(Records from a data source)
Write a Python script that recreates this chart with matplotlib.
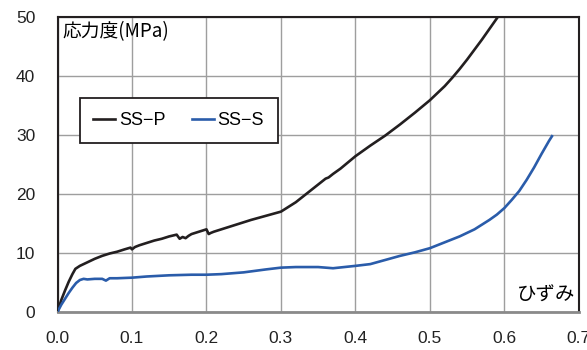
import numpy as np
import matplotlib
matplotlib.use("Agg")
import matplotlib.pyplot as plt

plt.rcParams['font.family'] = ['Liberation Sans', 'Noto Sans CJK JP', 'DejaVu Sans']

# SS-P : strain / stress (MPa)
ssp_strain = [0.000, 0.005, 0.010, 0.015, 0.020, 0.024, 0.030, 0.035, 0.040, 0.045,
              0.050, 0.060, 0.070, 0.080, 0.090, 0.098, 0.100, 0.104, 0.110, 0.120,
              0.130, 0.140, 0.150, 0.160, 0.164, 0.168, 0.172, 0.176, 0.180, 0.190,
              0.200, 0.203, 0.206, 0.210, 0.220, 0.240, 0.260, 0.280, 0.300, 0.310,
              0.320, 0.330, 0.340, 0.350, 0.360, 0.364, 0.370, 0.380, 0.400, 0.420,
              0.440, 0.460, 0.480, 0.500, 0.520, 0.530, 0.540, 0.550, 0.560, 0.570,
              0.580, 0.590, 0.600]
ssp_stress = [0.0, 2.0, 3.6, 5.1, 6.4, 7.3, 7.8, 8.1, 8.4, 8.7,
              9.0, 9.5, 9.9, 10.2, 10.6, 10.9, 10.6, 11.0, 11.3, 11.7,
              12.1, 12.4, 12.8, 13.1, 12.4, 12.7, 12.5, 12.9, 13.2, 13.6,
              14.0, 13.2, 13.4, 13.6, 14.0, 14.8, 15.6, 16.3, 17.0, 17.8,
              18.6, 19.6, 20.6, 21.6, 22.6, 22.8, 23.4, 24.3, 26.4, 28.2,
              29.9, 31.8, 33.8, 35.9, 38.3, 39.7, 41.2, 42.8, 44.5, 46.2,
              48.0, 49.8, 51.6]

# SS-S : strain / stress (MPa)
sss_strain = [0.000, 0.005, 0.010, 0.015, 0.020, 0.025, 0.030, 0.035, 0.040, 0.050,
              0.060, 0.065, 0.070, 0.080, 0.100, 0.120, 0.150, 0.180, 0.200, 0.220,
              0.250, 0.280, 0.300, 0.320, 0.350, 0.370, 0.400, 0.420, 0.440, 0.460,
              0.480, 0.500, 0.520, 0.540, 0.560, 0.580, 0.590, 0.600, 0.610, 0.620,
              0.630, 0.640, 0.650, 0.660, 0.664]
sss_stress = [0.0, 1.2, 2.2, 3.2, 4.1, 4.9, 5.4, 5.6, 5.5, 5.6,
              5.6, 5.3, 5.7, 5.7, 5.8, 6.0, 6.2, 6.3, 6.3, 6.4,
              6.7, 7.2, 7.5, 7.6, 7.6, 7.4, 7.8, 8.1, 8.8, 9.5,
              10.1, 10.8, 11.8, 12.8, 14.0, 15.6, 16.5, 17.6, 19.0, 20.5,
              22.4, 24.5, 26.8, 29.0, 29.8]

xticks = [0.0, 0.1, 0.2, 0.3, 0.4, 0.5, 0.6, 0.7]
yticks = [0, 10, 20, 30, 40, 50]

fig = plt.figure(figsize=(5.87, 3.5), dpi=100)
ax = fig.add_axes([0.098, 0.109, 0.888, 0.842])

ax.plot(ssp_strain, ssp_stress, color='#231f20', lw=1.9, label='SS\u2212P', zorder=3)
ax.plot(sss_strain, sss_stress, color='#2a5caa', lw=1.9, label='SS\u2212S', zorder=3)

ax.set_xlim(0, 0.7)
ax.set_ylim(0, 50)
ax.set_xticks(xticks)
ax.set_yticks(yticks)
ax.set_xticklabels(['%.1f' % v for v in xticks])
ax.tick_params(length=0, labelsize=12.5, colors='#222222')
ax.tick_params(axis='x', pad=14)
ax.tick_params(axis='y', pad=16)
ax.grid(True, color='#9e9e9e', lw=1.0)
ax.set_axisbelow(True)

for side in ['left', 'top', 'right']:
    ax.spines[side].set_color('#231f20')
    ax.spines[side].set_linewidth(1.5)
ax.spines['bottom'].set_color('#8a8a8a')
ax.spines['bottom'].set_linewidth(2.0)

ax.text(0.010, 0.985, '応力度(MPa)', transform=ax.transAxes, ha='left', va='top',
        fontsize=13.5, family=['Noto Sans CJK JP', 'DejaVu Sans'])
ax.text(0.993, 0.022, 'ひずみ', transform=ax.transAxes, ha='right', va='bottom',
        fontsize=14, family=['Noto Sans CJK JP', 'DejaVu Sans'])

leg = ax.legend(loc='upper left', bbox_to_anchor=(0.043, 0.724), ncol=2, fontsize=13,
                frameon=True, fancybox=False, edgecolor='#231f20', framealpha=1,
                handlelength=1.2, handletextpad=0.2, columnspacing=1.5,
                borderpad=0.75, borderaxespad=0)
leg.get_frame().set_linewidth(1.3)

fig.savefig('out.png', dpi=100)
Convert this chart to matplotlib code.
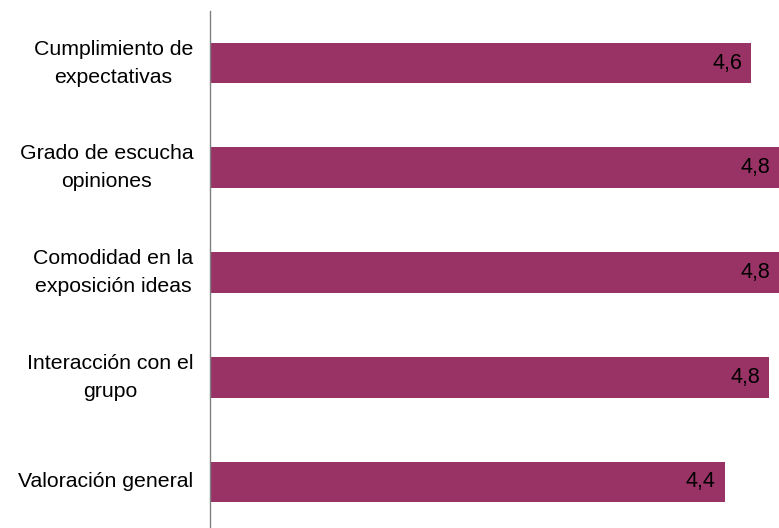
import matplotlib
matplotlib.use("Agg")
import matplotlib.pyplot as plt

categories = ["Cumplimiento de\nexpectativas", "Grado de escucha\nopiniones",
              "Comodidad en la\nexposición ideas", "Interacción con el\ngrupo",
              "Valoración general"]
values = [4.62, 4.86, 4.86, 4.77, 4.39]
labels = ["4,6", "4,8", "4,8", "4,8", "4,4"]

plt.rcParams['font.family'] = ['Liberation Sans', 'DejaVu Sans']

W, H = 779, 528
fig = plt.figure(figsize=(W / 100, H / 100), dpi=100)
left, right = 210, 210 + 5 * 117.2
top, bottom = 11, 528
ax = fig.add_axes([left / W, 1 - bottom / H, (right - left) / W, (bottom - top) / H])

pos = list(range(len(categories)))
ax.barh(pos, values, height=0.39, color="#993366")
ax.set_xlim(0, 5)
ax.set_ylim(4.44, -0.497)

for p, v, lab in zip(pos, values, labels):
    ax.text(v - 0.077, p, lab, ha="right", va="center", fontsize=15.5, color="black")

ax.set_yticks(pos)
ax.set_yticklabels(categories, fontsize=15.3, linespacing=1.6)
for t in ax.get_yticklabels():
    t.set_multialignment("center")
    t.set_verticalalignment("center")
ax.tick_params(axis="y", length=0, pad=12)
ax.set_xticks([])
for s in ["top", "right", "bottom"]:
    ax.spines[s].set_visible(False)
ax.spines["left"].set_color("#808080")
ax.spines["left"].set_linewidth(1.0)

fig.savefig("out.png", dpi=100)
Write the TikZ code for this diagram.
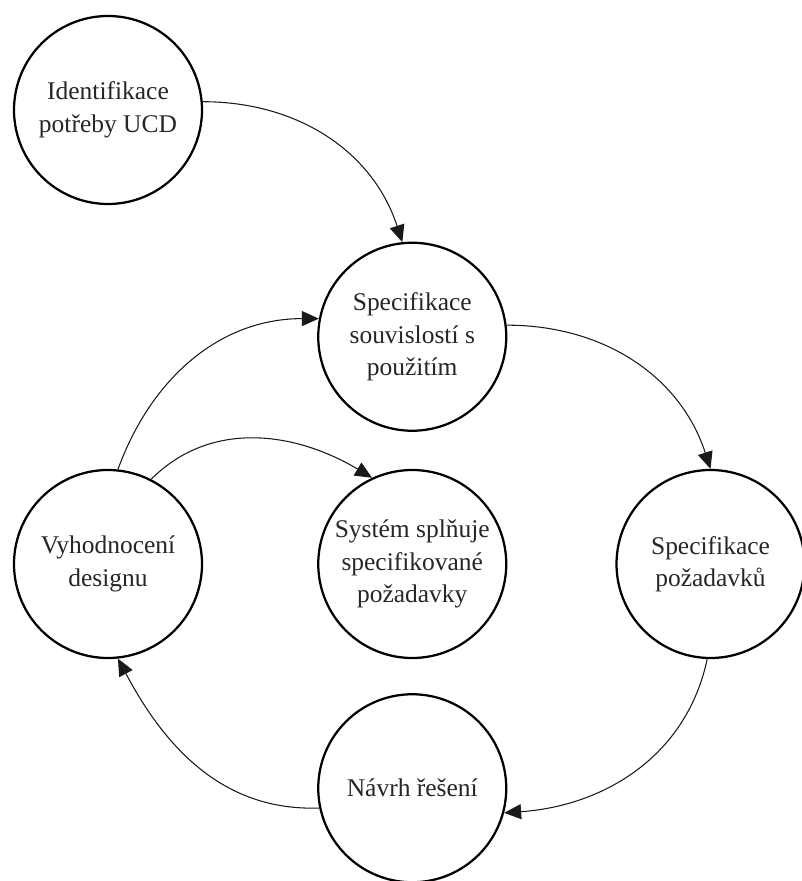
\documentclass[tikz,border=0pt]{standalone}
\usepackage{fontspec}
\setmainfont{Liberation Serif}
\usepackage{tikz}
\usetikzlibrary{
  arrows.meta,
  positioning,
  shapes.geometric
}

\begin{document}
\begin{tikzpicture}[
      >={Triangle[length=0.34cm, width=0.3cm]},
      krok/.style={circle, draw=black, line width=0.045cm, minimum size=3.76cm, inner sep=0pt, align=center, text=black!85, font=\fontsize{14.5}{18.5}\selectfont},
      sipka/.style={->, line width=0.6pt, black!90}
  ]
      \useasboundingbox (0,0) rectangle (16.02,-17.62);

      % Kroky
      \node[krok] (ident) at (2.16,-2.20) {Identifikace\\potřeby UCD};
      \node[krok] (vyhod) at (2.16,-11.28) {Vyhodnocení\\designu};
      \node[krok, right=2.28cm of vyhod] (system) {Systém splňuje\\specifikované\\požadavky};
      \node[krok, right=2.16cm of system] (pozad) {Specifikace\\požadavků};
      \node[krok, above=0.74cm of system] (kontext) {Specifikace\\souvislostí s\\použitím};
      \node[krok, below=0.68cm of system] (navrh) {Návrh řešení};

      % Přechody
      \draw[sipka] (ident.5) to[out=0, in=108] (kontext.96);
      \draw[sipka] (kontext.7) to[out=0, in=108] (pozad.90);
      \draw[sipka] (pozad.268) to[out=258, in=4] (navrh.345);
      \draw[sipka] (navrh.192) to[out=182, in=-62] (vyhod.276);
      \draw[sipka] (vyhod.84) to[out=70, in=180] (kontext.169);
      \draw[sipka] (vyhod.63) to[out=45, in=149] (system.115);

  \end{tikzpicture}
\end{document}
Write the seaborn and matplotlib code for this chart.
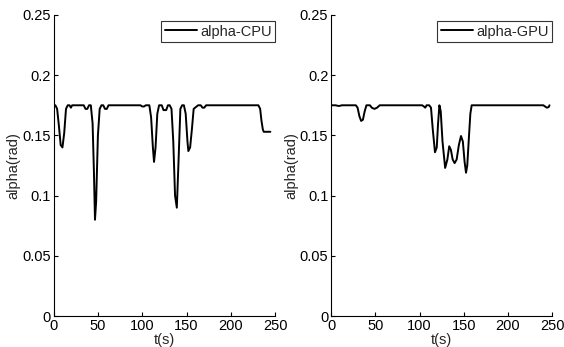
import numpy as np
import pandas as pd
import matplotlib
matplotlib.use('Agg')
import matplotlib.pyplot as plt
import seaborn as sns

# alpha-CPU trace
t_cpu = [0, 2, 4, 6, 8, 10, 12, 14, 16, 18, 19.5, 21, 23, 34, 36, 38, 40, 42, 44,
         45.5, 46.7, 48, 50, 52, 54, 56, 58, 60, 62, 98, 100, 102, 104, 108, 110,
         112, 113.3, 115, 117, 119, 122, 124, 125.5, 127, 129, 131, 133, 135, 137,
         139, 141, 143, 145, 147, 149, 151, 152, 154, 156, 158, 163, 166, 168, 170,
         172, 231, 233, 234.5, 236, 237, 244.5]
a_cpu = [0.175, 0.175, 0.172, 0.158, 0.142, 0.140, 0.152, 0.172, 0.175, 0.175, 0.173,
         0.175, 0.175, 0.175, 0.172, 0.172, 0.175, 0.175, 0.160, 0.120, 0.080,
         0.095, 0.150, 0.172, 0.175, 0.175, 0.172, 0.172, 0.175, 0.175, 0.174,
         0.174, 0.175, 0.175, 0.165, 0.140, 0.128, 0.140, 0.168, 0.175, 0.175,
         0.171, 0.171, 0.171, 0.175, 0.175, 0.172, 0.145, 0.100, 0.090, 0.130,
         0.172, 0.175, 0.175, 0.168, 0.145, 0.137, 0.140, 0.155, 0.172, 0.175,
         0.175, 0.173, 0.173, 0.175, 0.175, 0.172, 0.162, 0.155, 0.153, 0.153]

# alpha-GPU trace
t_gpu = [0, 5, 8, 10, 12, 20, 25, 28, 30, 32, 34, 36, 38, 40, 44, 46, 49, 52, 55,
         103, 105, 106.5, 108, 111, 113, 115, 117.5, 119.5, 121, 122.5, 124, 126,
         129, 131.5, 133.6, 135.5, 137.5, 139.7, 142, 144.5, 146.9, 149, 151, 152.6,
         154, 156, 157.5, 159, 170, 240, 242, 244, 246, 247]
a_gpu = [0.175, 0.175, 0.1745, 0.1745, 0.175, 0.175, 0.175, 0.175, 0.173, 0.166,
         0.162, 0.163, 0.170, 0.175, 0.175, 0.173, 0.172, 0.173, 0.175, 0.175,
         0.174, 0.173, 0.175, 0.175, 0.173, 0.155, 0.136, 0.140, 0.160, 0.175,
         0.170, 0.145, 0.123, 0.130, 0.141, 0.138, 0.130, 0.127, 0.130, 0.142,
         0.1495, 0.145, 0.128, 0.119, 0.125, 0.150, 0.168, 0.175, 0.175, 0.175,
         0.174, 0.173, 0.1735, 0.175]

x_ticks = [0, 50, 100, 150, 200, 250]
y_ticks = [0, 0.05, 0.1, 0.15, 0.2, 0.25]
y_labels = ['0', '0.05', '0.1', '0.15', '0.2', '0.25']

sns.set_style('ticks')
plt.rcParams['font.family'] = ['Liberation Sans', 'DejaVu Sans']

fig = plt.figure(figsize=(5.64, 3.47), dpi=100)
ax_l = fig.add_axes([0.095, 0.089, 0.393, 0.868])
ax_r = fig.add_axes([0.587, 0.089, 0.392, 0.868])

panels = [(ax_l, t_cpu, a_cpu, 'alpha-CPU'), (ax_r, t_gpu, a_gpu, 'alpha-GPU')]
for ax, t, a, name in panels:
    df = pd.DataFrame({'t': t, 'alpha': a})
    sns.lineplot(data=df, x='t', y='alpha', ax=ax, color='black', linewidth=1.4,
                 label=name, sort=False)
    ax.set_xlim(0, 250)
    ax.set_ylim(0, 0.25)
    ax.set_xticks(x_ticks)
    ax.set_yticks(y_ticks)
    ax.set_yticklabels(y_labels)
    ax.tick_params(direction='in', length=3, width=0.8, labelsize=10.5,
                   colors='black', pad=2)
    ax.set_xlabel('t(s)', fontsize=10.5, labelpad=0)
    ax.set_ylabel('alpha(rad)', fontsize=10.5, labelpad=1)
    for side in ['top', 'right']:
        ax.spines[side].set_visible(False)
    for side in ['left', 'bottom']:
        ax.spines[side].set_color('black')
        ax.spines[side].set_linewidth(0.8)
    leg = ax.legend(loc='upper right', fontsize=10.5, frameon=True, fancybox=False,
                    handlelength=2.2, handletextpad=0.2, borderpad=0.25,
                    borderaxespad=0.0, bbox_to_anchor=(1.0, 0.98))
    leg.get_frame().set_edgecolor('black')
    leg.get_frame().set_linewidth(0.8)

fig.savefig('out.png', dpi=100)
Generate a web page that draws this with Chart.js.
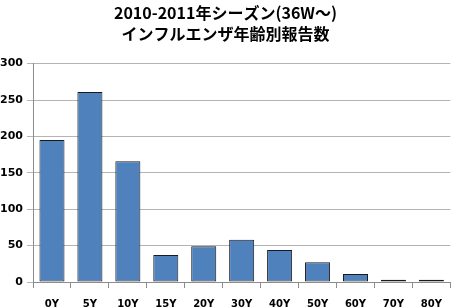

■ WHAT IS ASKED
Repeat, with no pictures, exactly the lines from the one containing "Write the seaborn" through the one containing "0.155, 0.153, 0.153]", the first and last included.

■ COMPLETED TASK
Write the seaborn and matplotlib code for this chart.
import numpy as np
import pandas as pd
import matplotlib
matplotlib.use('Agg')
import matplotlib.pyplot as plt
import seaborn as sns

# alpha-CPU trace
t_cpu = [0, 2, 4, 6, 8, 10, 12, 14, 16, 18, 19.5, 21, 23, 34, 36, 38, 40, 42, 44,
         45.5, 46.7, 48, 50, 52, 54, 56, 58, 60, 62, 98, 100, 102, 104, 108, 110,
         112, 113.3, 115, 117, 119, 122, 124, 125.5, 127, 129, 131, 133, 135, 137,
         139, 141, 143, 145, 147, 149, 151, 152, 154, 156, 158, 163, 166, 168, 170,
         172, 231, 233, 234.5, 236, 237, 244.5]
a_cpu = [0.175, 0.175, 0.172, 0.158, 0.142, 0.140, 0.152, 0.172, 0.175, 0.175, 0.173,
         0.175, 0.175, 0.175, 0.172, 0.172, 0.175, 0.175, 0.160, 0.120, 0.080,
         0.095, 0.150, 0.172, 0.175, 0.175, 0.172, 0.172, 0.175, 0.175, 0.174,
         0.174, 0.175, 0.175, 0.165, 0.140, 0.128, 0.140, 0.168, 0.175, 0.175,
         0.171, 0.171, 0.171, 0.175, 0.175, 0.172, 0.145, 0.100, 0.090, 0.130,
         0.172, 0.175, 0.175, 0.168, 0.145, 0.137, 0.140, 0.155, 0.172, 0.175,
         0.175, 0.173, 0.173, 0.175, 0.175, 0.172, 0.162, 0.155, 0.153, 0.153]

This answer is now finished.